The pharmacokinetics of vitamin D3 is well known.
Vitamin D3 is well absorbed from the gastro-intestinal tract in the presence of bile, so the administration with the major meal of the day might therefore facilitate the absorption of vitamin D3.
Distribution and biotransformation
It is hydroxylated in the liver to form 25-hydroxy-colecalciferol and then undergoes further hydroxylation in the kidney to form the active metabolite 1,25-dihydroxy-colecalciferol (calcitriol).
The metabolites circulate in the blood bound to a specific α – globin, vitamin D3 and its metabolites are excreted mainly in the bile and faeces.

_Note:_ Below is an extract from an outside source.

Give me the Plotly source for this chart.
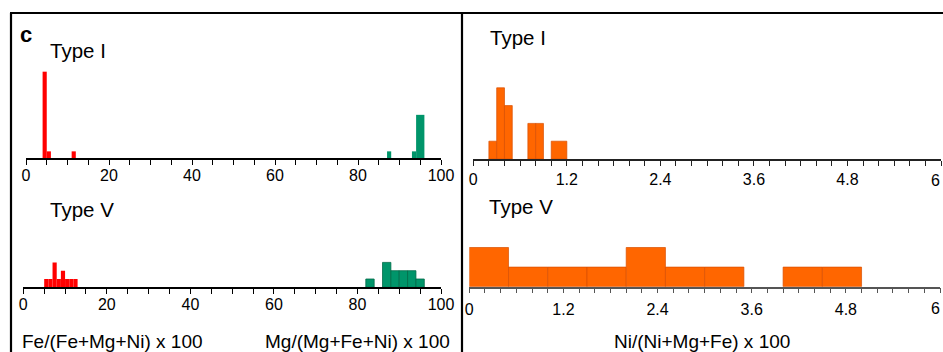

Characteristics in Specific Groups of Subjects or Patients
A 57% lower metabolic clearance rate is reported in subjects with renal impairment as compared with that of healthy volunteers.
Decreased absorption and increased elimination of vitamin D3 occurs in subjects with malabsorption.

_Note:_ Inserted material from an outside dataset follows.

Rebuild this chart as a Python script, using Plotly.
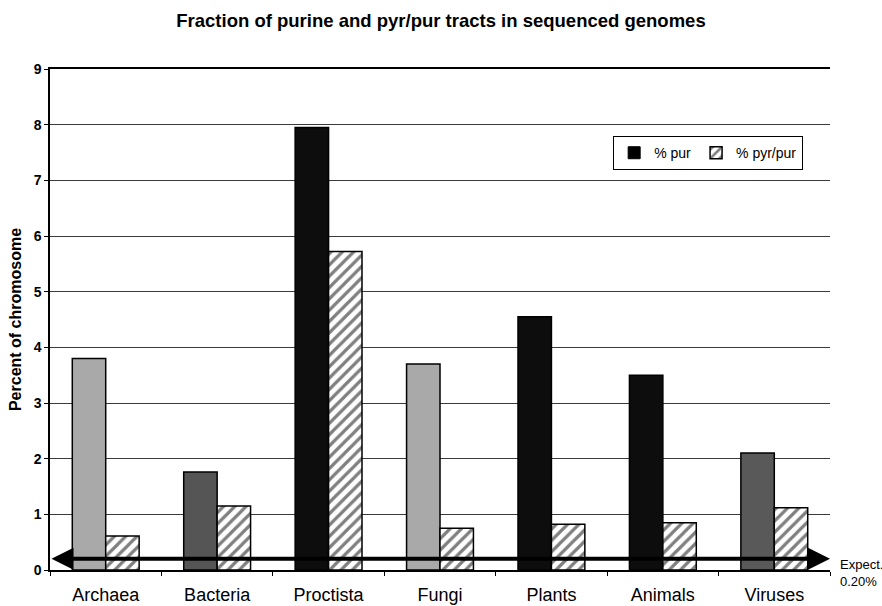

Obese subjects are less able to maintain vitamin D3 levels with sun exposure and are likely to require larger oral doses of vitamin D3 to replace deficits.
Pre-clinical studies conducted in various animal species have demonstrated that toxic effects occur in animals at doses much higher than those required for therapeutic use in humans.
In toxicity studies at repeated doses, the effects most commonly reported were increased calciuria and decreased phosphaturia and proteinuria.
Hypercalcaemia has been reported in high doses. In a state of prolonged hypercalcaemia, histological alterations (calcification) were more frequently borne by the kidneys, heart, aorta, testes, thymus and intestinal mucosa.
Colecalciferol (vitamin D3) has been shown to be teratogenic at high doses in animals.
At doses equivalent to those used therapeutically, colecalciferol (vitamin D3) has no teratogenic activity.
Colecalciferol (vitamin D3) has no potential mutagenic or carcinogenic activity.
Microcephaly, cardiac malformations and skeletal abnormalities were observed in the offspring. Offspring from pregnant rabbits treated with high doses of vitamin D had lesions anatomically similar to supravalvular aortic stenosis and offspring not showing such changes show vasculotoxicity similar to that of adults following acute vitamin D toxicity. Colecalciferol is also foetotoxic in mice with fewer and smaller offspring from pregnant mice receiving medium and high dose Vitamin D.
Refined olive oil,
Titanium dioxide (E 171),
Iron oxide yellow (E 172),
Iron oxide black (E 172).
Do not store above 30° C.
Do not freeze.
Store in the original package in order to protect from light..
The immediate container is an Aluminium-PVC/PVDC blisters in cardboard boxes.
Packs of 3 capsules (1 blister/box), 4 capsules (1 blister/box), 8 capsules (2 blisters/box) and 12 capsules (3 blisters/box).
Not all pack sizes may be marketed.
Any unused medicinal product or waste material should be disposed of in accordance with the local requirements.